▸ **EXERCISE**
Extract, from the listing that follows, each line containing the word "this".

▸ **DATASET EXTRACT**
----------
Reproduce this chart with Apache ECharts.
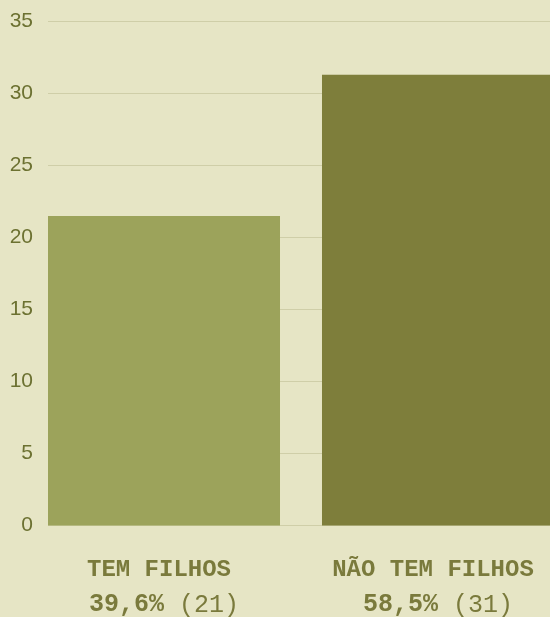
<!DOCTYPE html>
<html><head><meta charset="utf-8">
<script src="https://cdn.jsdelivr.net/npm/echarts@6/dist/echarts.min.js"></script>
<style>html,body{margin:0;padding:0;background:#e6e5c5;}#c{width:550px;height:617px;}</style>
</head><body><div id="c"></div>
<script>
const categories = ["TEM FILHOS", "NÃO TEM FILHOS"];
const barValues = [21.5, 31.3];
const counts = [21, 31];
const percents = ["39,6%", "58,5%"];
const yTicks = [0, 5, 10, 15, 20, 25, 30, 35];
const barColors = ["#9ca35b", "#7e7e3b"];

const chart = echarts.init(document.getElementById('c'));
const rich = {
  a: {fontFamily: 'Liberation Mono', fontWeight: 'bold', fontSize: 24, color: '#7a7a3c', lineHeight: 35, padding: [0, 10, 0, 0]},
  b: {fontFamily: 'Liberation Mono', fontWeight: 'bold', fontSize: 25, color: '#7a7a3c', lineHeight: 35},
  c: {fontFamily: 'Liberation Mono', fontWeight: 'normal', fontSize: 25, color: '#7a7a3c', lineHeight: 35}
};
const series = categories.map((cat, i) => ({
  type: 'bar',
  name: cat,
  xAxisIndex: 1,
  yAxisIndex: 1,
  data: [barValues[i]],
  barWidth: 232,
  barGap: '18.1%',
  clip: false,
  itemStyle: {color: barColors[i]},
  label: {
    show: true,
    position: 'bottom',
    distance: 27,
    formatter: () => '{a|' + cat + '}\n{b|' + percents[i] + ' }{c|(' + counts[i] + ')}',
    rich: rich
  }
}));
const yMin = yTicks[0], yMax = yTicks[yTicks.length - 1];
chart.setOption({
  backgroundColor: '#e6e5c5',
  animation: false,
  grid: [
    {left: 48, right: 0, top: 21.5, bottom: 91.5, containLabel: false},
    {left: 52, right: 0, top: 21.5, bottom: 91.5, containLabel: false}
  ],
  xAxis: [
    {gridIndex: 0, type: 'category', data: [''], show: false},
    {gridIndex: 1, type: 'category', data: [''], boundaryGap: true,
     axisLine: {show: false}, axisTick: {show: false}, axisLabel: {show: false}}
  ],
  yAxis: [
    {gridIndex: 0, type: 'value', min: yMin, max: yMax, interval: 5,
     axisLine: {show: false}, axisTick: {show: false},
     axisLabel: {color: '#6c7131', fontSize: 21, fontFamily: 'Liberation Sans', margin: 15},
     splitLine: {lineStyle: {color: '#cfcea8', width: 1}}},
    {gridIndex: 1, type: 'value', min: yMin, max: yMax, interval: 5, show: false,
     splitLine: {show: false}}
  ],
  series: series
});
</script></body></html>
----------
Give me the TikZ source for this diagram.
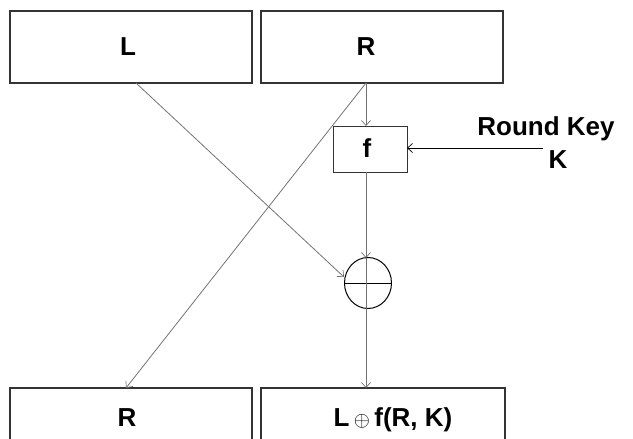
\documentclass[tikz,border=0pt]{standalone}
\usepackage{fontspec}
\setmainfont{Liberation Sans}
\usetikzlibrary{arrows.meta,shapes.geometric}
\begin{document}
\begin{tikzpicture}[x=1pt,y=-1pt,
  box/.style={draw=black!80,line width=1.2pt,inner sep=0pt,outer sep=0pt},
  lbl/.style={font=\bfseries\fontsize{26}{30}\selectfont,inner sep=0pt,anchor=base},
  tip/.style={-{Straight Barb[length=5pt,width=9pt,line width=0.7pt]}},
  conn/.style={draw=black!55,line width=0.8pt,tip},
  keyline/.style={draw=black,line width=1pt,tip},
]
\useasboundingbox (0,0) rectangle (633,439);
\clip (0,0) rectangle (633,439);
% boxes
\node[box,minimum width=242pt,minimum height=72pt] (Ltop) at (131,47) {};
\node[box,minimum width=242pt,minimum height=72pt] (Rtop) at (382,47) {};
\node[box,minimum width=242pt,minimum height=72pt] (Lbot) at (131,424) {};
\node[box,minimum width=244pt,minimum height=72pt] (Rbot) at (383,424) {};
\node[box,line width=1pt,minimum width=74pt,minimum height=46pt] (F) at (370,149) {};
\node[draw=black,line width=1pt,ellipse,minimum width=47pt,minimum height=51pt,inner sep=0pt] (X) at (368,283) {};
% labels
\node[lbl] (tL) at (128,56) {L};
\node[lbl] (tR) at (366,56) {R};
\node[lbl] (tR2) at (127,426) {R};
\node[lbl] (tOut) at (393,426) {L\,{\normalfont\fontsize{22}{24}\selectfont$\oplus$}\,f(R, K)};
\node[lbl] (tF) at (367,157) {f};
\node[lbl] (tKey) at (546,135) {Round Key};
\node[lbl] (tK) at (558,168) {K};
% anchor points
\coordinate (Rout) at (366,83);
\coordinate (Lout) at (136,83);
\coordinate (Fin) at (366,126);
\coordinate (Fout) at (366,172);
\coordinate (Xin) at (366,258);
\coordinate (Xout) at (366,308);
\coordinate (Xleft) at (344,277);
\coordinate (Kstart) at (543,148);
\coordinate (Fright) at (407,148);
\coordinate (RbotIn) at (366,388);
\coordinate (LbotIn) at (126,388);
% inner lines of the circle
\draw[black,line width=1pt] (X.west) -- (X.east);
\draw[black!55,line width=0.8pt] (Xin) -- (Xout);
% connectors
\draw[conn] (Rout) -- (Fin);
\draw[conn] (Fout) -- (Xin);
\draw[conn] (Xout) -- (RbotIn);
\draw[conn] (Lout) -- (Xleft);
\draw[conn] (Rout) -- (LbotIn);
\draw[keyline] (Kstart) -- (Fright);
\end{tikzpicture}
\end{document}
----------
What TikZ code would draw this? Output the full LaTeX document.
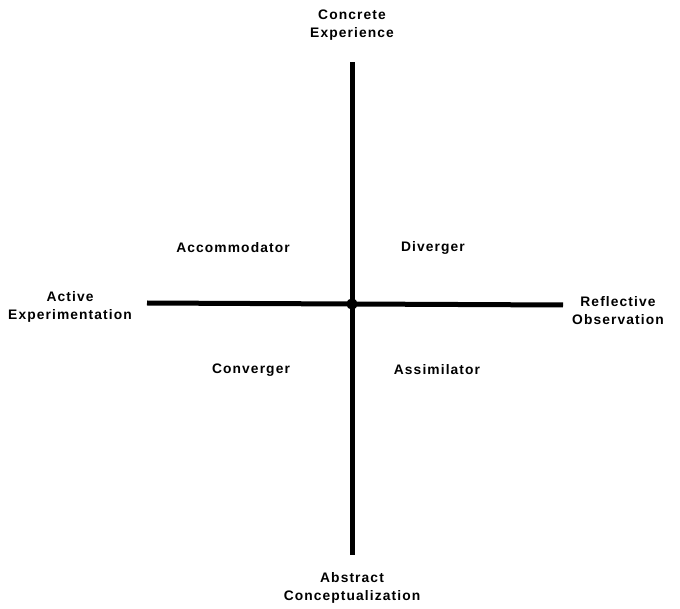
----------
▸ **SOLVED EXERCISE**
Reproduce this chart with Apache ECharts.
Give me the TikZ source for this diagram.
What TikZ code would draw this? Output the full LaTeX document.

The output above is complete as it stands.